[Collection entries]
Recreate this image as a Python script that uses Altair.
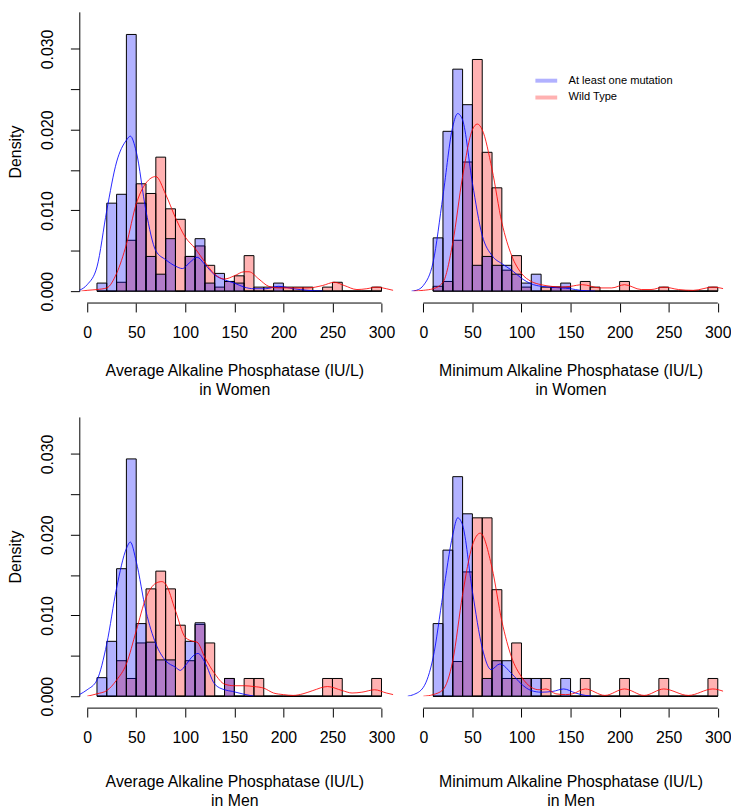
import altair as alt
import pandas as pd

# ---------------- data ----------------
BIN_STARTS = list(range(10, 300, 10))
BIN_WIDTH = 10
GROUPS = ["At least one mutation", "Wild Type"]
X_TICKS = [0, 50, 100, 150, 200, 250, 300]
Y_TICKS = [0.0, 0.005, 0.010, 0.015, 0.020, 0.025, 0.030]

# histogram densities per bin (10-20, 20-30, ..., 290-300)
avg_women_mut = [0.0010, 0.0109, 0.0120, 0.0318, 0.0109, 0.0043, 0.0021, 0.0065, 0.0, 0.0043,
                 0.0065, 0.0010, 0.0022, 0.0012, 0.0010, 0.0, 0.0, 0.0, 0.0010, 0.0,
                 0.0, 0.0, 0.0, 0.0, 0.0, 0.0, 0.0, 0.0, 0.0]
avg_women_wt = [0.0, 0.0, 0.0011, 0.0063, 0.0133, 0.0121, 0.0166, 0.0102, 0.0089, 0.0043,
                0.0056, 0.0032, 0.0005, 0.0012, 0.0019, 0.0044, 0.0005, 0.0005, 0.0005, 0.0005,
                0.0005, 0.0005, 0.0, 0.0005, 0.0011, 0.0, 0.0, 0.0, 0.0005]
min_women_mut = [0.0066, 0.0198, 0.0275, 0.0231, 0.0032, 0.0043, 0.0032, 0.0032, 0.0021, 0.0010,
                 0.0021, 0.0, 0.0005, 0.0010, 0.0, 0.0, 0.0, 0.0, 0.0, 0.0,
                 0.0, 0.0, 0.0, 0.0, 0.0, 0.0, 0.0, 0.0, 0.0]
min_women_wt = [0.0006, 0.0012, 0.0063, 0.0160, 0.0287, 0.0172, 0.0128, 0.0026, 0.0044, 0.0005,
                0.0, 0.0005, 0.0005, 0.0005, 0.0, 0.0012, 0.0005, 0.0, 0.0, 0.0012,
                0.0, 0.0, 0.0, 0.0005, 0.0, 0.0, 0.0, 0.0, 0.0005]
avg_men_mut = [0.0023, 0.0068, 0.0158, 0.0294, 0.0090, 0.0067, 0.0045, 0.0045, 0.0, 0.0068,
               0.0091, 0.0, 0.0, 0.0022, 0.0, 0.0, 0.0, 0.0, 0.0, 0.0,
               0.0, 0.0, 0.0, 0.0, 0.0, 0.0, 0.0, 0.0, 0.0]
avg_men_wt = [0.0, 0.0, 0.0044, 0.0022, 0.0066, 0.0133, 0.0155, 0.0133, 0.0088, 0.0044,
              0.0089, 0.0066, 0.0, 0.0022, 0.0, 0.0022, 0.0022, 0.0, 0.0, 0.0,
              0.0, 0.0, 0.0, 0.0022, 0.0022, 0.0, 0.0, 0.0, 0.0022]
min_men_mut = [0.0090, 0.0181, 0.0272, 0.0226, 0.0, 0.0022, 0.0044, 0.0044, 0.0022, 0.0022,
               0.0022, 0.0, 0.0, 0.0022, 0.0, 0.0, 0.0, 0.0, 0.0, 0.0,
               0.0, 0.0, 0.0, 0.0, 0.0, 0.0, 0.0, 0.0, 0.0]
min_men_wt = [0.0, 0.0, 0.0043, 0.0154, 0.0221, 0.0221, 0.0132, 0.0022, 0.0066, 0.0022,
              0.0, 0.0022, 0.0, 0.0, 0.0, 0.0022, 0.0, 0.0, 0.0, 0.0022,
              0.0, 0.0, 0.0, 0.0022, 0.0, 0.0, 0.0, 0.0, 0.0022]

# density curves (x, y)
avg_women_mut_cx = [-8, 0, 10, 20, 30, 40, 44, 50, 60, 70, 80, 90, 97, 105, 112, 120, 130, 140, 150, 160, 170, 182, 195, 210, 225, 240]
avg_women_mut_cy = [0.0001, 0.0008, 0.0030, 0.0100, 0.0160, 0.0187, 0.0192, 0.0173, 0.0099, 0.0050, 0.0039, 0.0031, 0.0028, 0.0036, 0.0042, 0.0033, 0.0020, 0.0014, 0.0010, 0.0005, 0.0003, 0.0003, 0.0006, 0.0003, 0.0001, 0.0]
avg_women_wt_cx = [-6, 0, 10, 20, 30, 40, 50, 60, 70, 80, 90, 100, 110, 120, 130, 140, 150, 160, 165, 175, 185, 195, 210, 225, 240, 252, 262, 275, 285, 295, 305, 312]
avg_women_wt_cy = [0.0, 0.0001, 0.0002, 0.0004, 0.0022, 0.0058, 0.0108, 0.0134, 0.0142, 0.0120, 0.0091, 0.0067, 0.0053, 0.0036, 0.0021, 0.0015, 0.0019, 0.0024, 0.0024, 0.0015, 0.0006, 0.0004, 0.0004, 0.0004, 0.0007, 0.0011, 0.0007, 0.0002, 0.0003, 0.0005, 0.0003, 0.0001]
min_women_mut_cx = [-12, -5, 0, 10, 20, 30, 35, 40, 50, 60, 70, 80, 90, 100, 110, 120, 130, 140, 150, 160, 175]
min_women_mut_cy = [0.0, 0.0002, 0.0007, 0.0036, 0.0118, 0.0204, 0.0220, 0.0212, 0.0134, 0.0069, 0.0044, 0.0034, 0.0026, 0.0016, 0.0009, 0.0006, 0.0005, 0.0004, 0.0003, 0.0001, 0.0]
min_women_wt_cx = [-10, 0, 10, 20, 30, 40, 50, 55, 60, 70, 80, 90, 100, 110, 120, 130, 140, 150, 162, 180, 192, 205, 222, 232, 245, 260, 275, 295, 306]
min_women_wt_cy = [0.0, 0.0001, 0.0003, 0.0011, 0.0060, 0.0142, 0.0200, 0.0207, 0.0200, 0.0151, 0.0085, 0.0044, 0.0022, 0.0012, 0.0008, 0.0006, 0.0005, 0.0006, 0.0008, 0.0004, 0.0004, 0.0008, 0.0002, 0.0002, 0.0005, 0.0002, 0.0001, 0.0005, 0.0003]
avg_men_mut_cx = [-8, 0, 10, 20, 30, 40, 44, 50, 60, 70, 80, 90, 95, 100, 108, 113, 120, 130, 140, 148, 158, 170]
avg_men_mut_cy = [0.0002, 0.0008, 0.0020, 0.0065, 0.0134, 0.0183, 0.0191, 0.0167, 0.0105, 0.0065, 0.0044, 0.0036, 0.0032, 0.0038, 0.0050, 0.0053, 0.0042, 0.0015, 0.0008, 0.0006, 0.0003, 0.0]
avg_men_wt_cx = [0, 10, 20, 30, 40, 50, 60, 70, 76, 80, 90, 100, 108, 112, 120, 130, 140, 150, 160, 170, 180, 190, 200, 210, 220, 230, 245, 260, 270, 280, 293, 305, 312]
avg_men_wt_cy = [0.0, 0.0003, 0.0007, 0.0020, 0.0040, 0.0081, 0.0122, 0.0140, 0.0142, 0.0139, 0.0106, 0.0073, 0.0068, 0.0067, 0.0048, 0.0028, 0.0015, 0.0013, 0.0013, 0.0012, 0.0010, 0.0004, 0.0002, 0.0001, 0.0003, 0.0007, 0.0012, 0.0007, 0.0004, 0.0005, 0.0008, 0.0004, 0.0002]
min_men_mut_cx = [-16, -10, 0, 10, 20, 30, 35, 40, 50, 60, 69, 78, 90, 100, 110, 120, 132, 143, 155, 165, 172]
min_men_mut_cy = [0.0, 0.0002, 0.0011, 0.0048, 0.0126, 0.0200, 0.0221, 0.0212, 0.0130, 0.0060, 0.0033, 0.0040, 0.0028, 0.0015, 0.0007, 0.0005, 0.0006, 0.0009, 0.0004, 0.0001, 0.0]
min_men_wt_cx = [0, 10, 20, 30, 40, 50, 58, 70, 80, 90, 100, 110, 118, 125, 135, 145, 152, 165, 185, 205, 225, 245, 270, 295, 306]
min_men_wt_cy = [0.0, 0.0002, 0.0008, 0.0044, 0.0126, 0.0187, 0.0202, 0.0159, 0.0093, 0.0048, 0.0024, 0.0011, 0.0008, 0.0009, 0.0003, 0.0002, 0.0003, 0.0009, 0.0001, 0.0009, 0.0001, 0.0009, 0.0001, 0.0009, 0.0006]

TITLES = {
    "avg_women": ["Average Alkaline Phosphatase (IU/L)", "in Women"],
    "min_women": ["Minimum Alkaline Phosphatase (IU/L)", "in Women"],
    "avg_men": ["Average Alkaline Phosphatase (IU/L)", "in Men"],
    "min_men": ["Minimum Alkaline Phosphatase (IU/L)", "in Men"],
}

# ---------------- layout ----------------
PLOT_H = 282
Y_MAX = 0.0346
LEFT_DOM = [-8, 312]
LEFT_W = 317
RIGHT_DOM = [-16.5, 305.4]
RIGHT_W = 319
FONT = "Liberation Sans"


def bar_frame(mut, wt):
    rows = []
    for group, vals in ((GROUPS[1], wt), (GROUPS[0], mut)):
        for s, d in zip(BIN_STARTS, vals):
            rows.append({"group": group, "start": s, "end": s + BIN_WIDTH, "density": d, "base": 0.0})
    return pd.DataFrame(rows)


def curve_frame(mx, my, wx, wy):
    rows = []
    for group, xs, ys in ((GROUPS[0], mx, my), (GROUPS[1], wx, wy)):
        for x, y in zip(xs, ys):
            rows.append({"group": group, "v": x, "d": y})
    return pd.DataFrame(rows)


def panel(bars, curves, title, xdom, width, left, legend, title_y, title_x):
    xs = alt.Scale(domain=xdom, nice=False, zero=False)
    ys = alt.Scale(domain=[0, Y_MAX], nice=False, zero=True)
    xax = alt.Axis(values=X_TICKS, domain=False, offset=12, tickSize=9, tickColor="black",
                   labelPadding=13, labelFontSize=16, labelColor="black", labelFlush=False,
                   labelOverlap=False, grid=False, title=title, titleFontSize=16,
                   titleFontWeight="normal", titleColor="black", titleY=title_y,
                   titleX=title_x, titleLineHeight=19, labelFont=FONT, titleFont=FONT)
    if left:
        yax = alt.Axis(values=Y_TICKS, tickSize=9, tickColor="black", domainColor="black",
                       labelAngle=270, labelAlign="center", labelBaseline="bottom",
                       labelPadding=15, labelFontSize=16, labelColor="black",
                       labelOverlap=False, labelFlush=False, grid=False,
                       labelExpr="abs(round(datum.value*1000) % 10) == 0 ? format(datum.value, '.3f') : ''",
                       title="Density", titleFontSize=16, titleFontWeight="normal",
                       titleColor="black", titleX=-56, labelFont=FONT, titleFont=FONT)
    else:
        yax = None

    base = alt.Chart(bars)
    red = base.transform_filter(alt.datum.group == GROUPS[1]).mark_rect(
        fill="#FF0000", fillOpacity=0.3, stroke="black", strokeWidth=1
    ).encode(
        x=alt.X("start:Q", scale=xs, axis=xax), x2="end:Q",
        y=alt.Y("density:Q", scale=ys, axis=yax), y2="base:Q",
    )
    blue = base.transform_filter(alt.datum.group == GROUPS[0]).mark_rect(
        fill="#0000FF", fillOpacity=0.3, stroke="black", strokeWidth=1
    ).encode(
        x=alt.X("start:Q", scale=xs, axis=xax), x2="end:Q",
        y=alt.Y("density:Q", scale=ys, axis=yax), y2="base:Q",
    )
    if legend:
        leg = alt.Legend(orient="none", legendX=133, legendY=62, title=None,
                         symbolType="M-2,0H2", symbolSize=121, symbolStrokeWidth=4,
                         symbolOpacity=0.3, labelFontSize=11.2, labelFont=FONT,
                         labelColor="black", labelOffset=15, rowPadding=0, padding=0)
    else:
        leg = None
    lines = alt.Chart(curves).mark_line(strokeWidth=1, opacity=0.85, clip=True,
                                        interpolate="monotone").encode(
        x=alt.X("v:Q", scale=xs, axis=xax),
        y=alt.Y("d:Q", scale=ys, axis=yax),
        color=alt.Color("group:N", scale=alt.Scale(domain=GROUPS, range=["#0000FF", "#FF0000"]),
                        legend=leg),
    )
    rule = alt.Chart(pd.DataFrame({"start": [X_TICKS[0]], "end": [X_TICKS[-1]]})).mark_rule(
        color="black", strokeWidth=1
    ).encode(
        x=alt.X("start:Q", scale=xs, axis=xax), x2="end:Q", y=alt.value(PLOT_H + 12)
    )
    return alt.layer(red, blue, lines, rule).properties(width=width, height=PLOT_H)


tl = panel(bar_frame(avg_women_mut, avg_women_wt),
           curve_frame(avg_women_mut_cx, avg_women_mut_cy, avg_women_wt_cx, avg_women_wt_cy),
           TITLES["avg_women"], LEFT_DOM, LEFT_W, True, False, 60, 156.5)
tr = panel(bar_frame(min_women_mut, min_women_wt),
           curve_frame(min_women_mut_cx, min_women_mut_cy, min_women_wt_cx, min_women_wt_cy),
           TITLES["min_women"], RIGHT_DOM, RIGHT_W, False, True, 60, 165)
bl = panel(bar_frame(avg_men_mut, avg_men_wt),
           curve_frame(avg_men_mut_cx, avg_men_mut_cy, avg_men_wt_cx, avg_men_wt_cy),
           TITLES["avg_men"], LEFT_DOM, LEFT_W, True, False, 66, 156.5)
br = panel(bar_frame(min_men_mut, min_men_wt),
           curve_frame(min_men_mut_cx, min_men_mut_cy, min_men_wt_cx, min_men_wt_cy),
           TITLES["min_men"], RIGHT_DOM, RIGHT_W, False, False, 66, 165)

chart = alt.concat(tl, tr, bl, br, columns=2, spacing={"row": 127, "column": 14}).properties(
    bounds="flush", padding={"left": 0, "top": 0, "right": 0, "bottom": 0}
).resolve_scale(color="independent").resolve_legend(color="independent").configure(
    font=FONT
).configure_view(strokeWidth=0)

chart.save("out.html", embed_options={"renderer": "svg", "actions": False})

==

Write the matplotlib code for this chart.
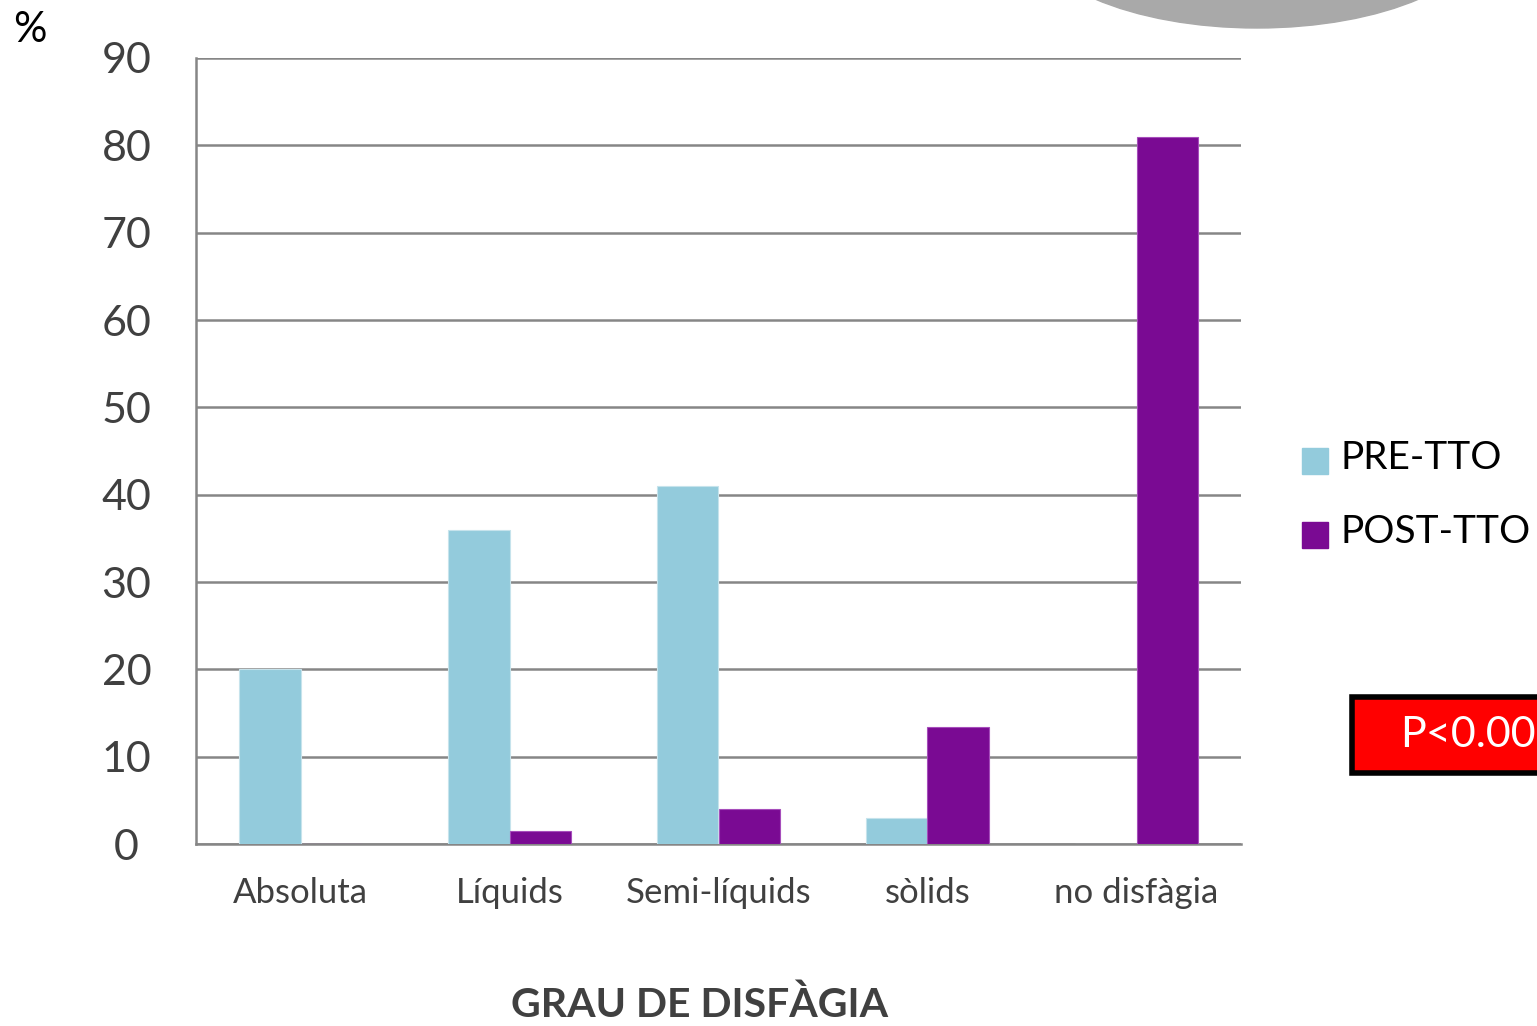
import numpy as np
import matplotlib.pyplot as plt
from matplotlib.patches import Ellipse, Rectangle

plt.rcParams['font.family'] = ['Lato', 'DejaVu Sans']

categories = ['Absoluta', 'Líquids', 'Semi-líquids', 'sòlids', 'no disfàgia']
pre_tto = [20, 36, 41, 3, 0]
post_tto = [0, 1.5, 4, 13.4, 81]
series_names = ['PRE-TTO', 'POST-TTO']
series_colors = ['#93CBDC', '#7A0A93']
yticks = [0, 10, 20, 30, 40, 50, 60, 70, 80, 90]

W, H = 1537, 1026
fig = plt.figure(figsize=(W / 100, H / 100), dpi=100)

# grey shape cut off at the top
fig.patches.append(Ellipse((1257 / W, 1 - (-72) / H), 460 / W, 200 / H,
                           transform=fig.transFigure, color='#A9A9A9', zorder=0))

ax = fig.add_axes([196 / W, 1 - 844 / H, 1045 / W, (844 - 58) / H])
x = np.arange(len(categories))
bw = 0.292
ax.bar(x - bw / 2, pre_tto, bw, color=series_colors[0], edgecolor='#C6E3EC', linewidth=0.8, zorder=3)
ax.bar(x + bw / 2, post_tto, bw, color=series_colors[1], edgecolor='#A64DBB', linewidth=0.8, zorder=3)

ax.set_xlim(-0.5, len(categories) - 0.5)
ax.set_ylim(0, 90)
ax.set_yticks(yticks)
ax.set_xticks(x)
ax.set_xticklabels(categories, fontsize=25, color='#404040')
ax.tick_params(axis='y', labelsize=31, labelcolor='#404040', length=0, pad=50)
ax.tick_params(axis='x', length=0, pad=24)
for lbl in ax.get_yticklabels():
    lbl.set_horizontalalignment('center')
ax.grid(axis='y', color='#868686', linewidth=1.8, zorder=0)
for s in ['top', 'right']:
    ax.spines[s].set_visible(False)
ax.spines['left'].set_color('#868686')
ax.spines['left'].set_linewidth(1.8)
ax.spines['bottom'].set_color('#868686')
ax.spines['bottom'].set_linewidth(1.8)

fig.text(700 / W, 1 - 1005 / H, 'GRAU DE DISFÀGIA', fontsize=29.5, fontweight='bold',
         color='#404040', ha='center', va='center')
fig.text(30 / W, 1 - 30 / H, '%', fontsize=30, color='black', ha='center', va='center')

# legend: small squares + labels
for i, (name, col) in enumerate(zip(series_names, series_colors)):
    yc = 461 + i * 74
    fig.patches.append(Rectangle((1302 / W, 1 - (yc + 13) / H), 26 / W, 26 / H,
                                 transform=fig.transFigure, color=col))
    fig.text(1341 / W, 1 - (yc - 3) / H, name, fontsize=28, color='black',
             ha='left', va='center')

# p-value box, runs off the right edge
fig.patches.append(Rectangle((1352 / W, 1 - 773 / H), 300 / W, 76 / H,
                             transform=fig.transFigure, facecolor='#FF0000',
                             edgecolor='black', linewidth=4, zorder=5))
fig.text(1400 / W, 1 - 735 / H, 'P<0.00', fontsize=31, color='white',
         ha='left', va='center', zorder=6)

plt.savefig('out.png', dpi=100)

- _Objective_
Only the lines starting at the line with "Recreate this image" and ending at the line with "Y_TICKS = [0.0, 0.005, 0.010, 0.015, 0.020, 0.025, 0.030]" should be printed again, exactly and with both ends kept; omit the pictures.

- _Written solution_
Recreate this image as a Python script that uses Altair.
import altair as alt
import pandas as pd

# ---------------- data ----------------
BIN_STARTS = list(range(10, 300, 10))
BIN_WIDTH = 10
GROUPS = ["At least one mutation", "Wild Type"]
X_TICKS = [0, 50, 100, 150, 200, 250, 300]
Y_TICKS = [0.0, 0.005, 0.010, 0.015, 0.020, 0.025, 0.030]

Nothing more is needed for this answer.